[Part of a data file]
┌──

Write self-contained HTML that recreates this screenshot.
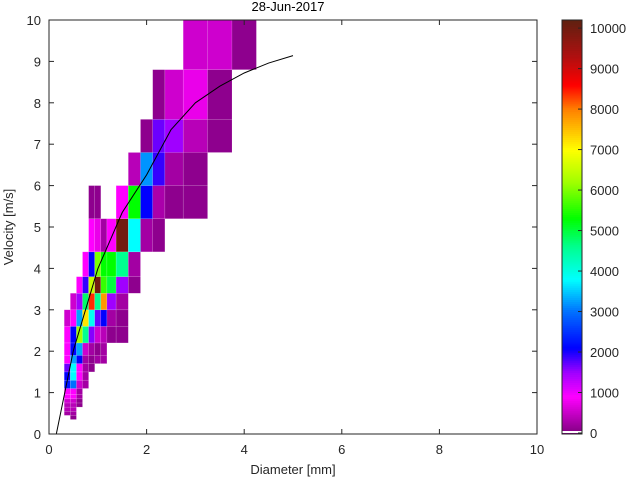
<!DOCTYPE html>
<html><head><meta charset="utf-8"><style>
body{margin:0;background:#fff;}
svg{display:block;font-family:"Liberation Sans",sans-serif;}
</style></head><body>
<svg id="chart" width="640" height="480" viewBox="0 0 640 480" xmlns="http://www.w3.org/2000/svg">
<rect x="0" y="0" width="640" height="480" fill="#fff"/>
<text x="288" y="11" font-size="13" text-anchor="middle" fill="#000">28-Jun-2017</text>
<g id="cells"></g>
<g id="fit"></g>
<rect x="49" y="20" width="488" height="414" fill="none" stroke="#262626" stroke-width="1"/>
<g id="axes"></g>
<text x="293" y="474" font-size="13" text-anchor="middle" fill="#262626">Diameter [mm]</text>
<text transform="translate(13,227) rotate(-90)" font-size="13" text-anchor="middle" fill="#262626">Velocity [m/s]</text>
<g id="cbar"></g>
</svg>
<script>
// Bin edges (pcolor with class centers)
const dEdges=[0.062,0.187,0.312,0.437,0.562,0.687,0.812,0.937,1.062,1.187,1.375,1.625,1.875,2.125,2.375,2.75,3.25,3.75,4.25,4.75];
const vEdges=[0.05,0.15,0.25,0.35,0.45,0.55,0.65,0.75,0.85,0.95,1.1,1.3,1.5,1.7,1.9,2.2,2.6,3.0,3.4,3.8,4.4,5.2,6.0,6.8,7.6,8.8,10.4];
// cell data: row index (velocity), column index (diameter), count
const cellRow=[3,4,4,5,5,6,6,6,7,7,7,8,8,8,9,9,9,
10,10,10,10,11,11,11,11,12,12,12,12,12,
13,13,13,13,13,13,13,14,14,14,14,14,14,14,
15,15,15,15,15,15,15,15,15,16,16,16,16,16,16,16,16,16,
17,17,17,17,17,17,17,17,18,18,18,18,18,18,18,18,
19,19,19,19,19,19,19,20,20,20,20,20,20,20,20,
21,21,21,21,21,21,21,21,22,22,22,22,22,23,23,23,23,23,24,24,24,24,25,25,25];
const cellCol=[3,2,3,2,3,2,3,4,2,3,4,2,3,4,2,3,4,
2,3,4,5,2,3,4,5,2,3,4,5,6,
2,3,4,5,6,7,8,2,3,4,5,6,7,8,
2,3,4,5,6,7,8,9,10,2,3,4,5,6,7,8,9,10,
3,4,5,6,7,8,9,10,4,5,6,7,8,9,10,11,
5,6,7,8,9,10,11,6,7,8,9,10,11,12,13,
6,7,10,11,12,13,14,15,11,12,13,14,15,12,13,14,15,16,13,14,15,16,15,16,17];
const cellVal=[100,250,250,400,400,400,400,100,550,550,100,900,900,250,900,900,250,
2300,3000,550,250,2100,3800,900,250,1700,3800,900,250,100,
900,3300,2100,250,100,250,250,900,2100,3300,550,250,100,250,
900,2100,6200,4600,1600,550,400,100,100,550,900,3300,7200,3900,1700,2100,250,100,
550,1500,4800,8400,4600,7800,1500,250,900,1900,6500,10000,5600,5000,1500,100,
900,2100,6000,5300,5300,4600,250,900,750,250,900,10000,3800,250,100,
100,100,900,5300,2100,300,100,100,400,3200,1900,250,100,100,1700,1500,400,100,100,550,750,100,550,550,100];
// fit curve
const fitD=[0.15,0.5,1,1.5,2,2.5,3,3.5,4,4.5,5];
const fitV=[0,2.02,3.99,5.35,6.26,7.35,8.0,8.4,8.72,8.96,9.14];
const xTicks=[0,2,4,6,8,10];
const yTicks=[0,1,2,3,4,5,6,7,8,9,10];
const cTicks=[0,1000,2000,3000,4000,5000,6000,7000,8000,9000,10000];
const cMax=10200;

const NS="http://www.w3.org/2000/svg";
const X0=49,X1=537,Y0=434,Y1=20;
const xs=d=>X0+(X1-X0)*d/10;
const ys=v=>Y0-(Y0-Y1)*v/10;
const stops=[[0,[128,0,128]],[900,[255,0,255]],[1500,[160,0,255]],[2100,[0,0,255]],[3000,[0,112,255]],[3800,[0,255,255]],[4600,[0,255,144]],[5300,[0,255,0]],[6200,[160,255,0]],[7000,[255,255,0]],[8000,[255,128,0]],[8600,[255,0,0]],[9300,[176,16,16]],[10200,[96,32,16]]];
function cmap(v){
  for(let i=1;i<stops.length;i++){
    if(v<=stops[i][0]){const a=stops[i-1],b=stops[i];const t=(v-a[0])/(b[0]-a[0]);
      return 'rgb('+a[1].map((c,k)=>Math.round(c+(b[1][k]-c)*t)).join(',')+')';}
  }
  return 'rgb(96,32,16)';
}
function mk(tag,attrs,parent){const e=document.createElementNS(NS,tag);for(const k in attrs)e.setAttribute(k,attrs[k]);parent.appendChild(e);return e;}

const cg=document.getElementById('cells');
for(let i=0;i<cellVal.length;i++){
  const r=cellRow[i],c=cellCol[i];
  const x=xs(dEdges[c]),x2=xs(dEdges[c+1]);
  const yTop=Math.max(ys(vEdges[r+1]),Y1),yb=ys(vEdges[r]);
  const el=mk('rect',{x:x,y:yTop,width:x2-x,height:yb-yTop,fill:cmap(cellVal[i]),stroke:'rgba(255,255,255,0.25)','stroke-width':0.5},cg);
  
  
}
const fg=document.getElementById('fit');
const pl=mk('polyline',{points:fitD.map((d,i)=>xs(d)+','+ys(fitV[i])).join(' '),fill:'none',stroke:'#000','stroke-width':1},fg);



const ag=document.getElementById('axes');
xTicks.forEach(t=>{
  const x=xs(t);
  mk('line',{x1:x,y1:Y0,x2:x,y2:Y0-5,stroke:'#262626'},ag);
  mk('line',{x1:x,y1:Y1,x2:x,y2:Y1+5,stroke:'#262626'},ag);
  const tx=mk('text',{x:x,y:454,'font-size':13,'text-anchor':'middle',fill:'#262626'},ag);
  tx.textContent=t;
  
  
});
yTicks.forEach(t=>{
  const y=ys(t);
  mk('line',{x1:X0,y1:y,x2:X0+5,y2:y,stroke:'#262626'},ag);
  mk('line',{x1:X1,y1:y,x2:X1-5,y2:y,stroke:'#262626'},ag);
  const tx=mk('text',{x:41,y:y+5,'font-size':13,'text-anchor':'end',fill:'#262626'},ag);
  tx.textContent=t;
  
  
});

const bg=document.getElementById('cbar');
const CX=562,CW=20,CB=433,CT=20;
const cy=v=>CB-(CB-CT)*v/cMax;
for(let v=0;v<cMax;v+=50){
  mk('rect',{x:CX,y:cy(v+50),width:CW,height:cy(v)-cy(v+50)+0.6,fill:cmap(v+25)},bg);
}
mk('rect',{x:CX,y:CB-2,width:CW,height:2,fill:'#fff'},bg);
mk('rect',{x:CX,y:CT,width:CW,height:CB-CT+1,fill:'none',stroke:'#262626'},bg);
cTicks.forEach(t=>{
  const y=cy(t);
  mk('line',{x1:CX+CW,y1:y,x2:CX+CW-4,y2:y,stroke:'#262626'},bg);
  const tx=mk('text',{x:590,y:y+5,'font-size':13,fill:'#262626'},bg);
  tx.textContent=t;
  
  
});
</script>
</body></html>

└──
┌──

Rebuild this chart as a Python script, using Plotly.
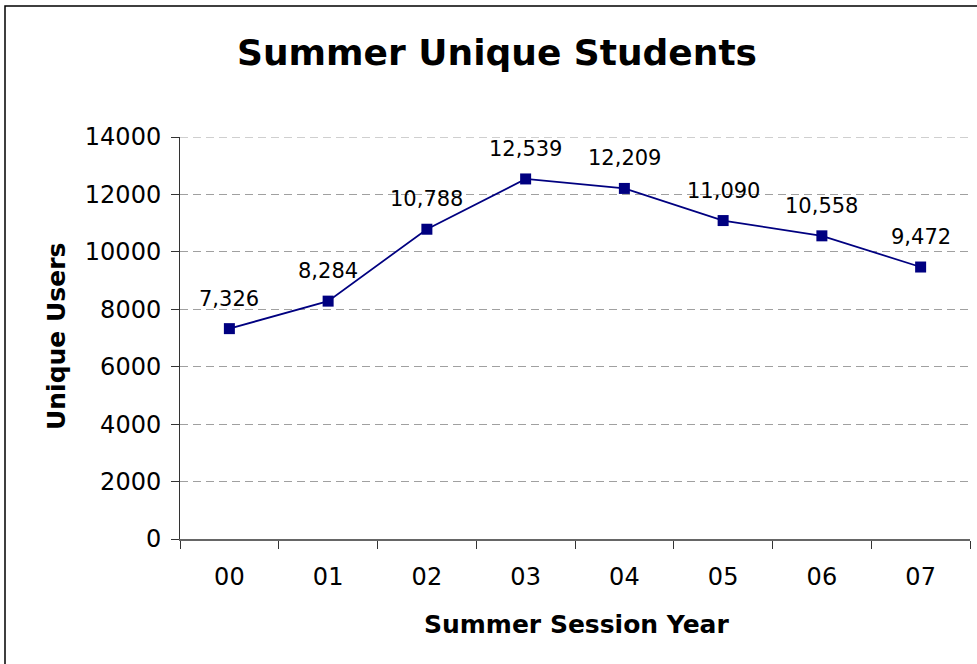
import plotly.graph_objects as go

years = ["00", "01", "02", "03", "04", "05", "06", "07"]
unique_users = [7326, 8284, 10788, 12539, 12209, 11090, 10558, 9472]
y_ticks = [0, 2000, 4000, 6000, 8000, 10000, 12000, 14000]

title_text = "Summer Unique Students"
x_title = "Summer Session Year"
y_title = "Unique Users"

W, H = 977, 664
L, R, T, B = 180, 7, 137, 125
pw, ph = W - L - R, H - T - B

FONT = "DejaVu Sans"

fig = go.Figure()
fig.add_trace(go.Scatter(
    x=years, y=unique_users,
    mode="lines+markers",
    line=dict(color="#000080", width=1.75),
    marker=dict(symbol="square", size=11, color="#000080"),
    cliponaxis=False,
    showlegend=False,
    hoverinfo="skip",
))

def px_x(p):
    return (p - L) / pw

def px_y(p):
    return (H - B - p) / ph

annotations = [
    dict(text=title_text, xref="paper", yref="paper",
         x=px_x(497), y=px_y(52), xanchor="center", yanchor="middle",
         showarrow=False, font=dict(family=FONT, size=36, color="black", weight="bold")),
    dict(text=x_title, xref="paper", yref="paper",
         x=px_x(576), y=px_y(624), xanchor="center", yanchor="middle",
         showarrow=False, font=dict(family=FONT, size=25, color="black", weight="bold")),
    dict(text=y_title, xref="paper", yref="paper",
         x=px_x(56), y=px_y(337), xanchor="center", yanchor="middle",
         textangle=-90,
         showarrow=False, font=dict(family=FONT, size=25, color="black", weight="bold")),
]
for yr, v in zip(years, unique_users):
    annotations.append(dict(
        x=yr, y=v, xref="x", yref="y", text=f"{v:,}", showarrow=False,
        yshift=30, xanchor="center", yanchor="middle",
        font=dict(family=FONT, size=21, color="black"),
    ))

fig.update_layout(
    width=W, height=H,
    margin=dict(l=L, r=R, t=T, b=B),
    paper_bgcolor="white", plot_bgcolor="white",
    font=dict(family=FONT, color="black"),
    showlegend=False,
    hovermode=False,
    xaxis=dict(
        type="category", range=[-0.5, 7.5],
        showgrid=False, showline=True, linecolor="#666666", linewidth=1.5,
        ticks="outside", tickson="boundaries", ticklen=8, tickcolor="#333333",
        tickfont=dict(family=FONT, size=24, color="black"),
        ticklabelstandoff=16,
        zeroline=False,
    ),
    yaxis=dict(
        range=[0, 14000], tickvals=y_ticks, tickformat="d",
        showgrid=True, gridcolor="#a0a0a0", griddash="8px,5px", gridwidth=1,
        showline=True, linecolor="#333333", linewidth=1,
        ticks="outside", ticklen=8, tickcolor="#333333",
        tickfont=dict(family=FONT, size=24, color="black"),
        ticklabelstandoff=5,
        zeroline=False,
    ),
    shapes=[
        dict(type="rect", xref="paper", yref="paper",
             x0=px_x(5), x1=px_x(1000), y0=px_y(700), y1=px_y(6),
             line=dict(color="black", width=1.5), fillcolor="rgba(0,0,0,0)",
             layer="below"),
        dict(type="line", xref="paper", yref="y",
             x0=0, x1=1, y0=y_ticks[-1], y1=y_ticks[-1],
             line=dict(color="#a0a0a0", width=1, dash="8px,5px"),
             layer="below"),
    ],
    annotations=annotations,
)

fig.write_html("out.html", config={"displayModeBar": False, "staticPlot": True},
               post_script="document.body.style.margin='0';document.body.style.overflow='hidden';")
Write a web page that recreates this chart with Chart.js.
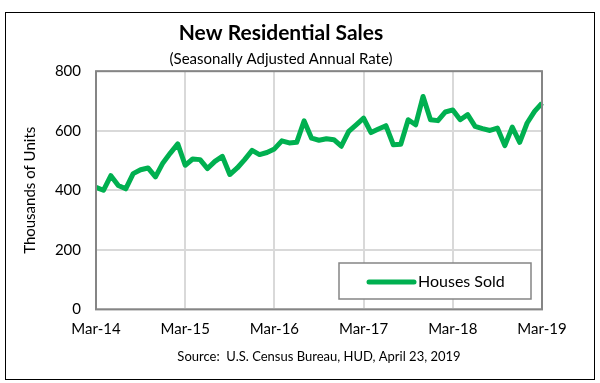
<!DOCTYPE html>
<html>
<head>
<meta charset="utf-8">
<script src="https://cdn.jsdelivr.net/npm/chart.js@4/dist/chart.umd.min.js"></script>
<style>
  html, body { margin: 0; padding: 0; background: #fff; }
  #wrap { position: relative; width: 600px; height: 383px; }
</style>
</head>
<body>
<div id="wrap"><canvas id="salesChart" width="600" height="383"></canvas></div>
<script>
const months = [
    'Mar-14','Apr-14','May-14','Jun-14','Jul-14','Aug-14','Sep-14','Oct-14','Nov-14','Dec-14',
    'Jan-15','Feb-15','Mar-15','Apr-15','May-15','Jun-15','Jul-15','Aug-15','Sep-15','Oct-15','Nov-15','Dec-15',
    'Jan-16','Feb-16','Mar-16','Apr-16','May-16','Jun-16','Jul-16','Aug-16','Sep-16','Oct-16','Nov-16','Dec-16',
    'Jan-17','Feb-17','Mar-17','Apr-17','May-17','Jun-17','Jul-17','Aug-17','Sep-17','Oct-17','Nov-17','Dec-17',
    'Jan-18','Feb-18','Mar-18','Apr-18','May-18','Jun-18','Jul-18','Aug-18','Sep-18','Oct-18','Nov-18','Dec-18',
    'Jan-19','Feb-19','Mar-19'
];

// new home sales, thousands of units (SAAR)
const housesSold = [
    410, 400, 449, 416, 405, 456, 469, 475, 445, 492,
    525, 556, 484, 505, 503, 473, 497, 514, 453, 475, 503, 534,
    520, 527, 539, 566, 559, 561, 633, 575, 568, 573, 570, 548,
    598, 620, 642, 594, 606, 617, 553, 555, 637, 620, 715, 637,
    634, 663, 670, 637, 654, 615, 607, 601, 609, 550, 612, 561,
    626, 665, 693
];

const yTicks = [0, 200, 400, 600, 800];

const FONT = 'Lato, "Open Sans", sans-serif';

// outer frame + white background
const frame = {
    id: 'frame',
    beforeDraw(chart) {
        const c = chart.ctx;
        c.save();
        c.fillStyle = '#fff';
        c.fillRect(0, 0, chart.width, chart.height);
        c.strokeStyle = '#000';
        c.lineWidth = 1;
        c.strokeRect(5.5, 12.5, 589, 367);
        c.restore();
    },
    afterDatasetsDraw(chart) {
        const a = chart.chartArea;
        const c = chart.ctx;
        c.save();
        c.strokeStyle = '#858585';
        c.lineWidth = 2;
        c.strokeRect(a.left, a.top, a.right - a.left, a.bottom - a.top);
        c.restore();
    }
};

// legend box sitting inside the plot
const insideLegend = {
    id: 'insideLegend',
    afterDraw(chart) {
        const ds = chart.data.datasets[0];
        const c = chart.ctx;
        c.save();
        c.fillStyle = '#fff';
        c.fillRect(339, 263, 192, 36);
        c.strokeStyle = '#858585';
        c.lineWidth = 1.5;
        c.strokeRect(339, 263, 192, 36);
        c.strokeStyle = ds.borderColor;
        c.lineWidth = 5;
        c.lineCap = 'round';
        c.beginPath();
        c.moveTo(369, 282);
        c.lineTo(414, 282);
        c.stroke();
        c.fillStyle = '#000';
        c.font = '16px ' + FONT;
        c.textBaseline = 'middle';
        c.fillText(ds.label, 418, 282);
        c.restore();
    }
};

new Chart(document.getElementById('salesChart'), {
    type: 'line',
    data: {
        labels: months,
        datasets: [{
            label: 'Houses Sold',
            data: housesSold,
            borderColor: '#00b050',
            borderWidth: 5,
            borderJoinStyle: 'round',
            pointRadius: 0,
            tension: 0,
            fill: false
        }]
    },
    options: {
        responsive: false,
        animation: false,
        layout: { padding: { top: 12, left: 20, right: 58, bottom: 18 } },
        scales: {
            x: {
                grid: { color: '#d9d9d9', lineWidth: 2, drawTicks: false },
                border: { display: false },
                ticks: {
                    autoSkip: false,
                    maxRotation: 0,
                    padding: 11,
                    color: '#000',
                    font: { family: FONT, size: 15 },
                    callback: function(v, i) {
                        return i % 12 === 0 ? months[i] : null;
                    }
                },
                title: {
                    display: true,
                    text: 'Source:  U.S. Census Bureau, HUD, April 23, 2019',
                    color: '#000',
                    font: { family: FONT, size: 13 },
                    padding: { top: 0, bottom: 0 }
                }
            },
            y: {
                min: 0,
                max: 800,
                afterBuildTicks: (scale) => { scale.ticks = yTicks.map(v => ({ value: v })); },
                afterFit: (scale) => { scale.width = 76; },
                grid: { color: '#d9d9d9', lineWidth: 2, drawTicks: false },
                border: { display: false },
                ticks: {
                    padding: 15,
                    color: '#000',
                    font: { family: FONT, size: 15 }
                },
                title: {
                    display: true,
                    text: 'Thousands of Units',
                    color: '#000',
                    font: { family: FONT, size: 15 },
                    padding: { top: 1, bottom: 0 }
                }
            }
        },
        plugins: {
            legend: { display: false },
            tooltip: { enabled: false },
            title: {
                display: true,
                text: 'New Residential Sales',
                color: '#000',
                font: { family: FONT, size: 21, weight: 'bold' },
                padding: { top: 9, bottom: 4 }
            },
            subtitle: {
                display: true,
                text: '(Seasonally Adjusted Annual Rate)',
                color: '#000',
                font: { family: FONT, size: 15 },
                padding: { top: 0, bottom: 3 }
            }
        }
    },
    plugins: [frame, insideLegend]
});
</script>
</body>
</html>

└──

Show every line above in which the word "that" occurs.

Write self-contained HTML that recreates this screenshot.
Write a web page that recreates this chart with Chart.js.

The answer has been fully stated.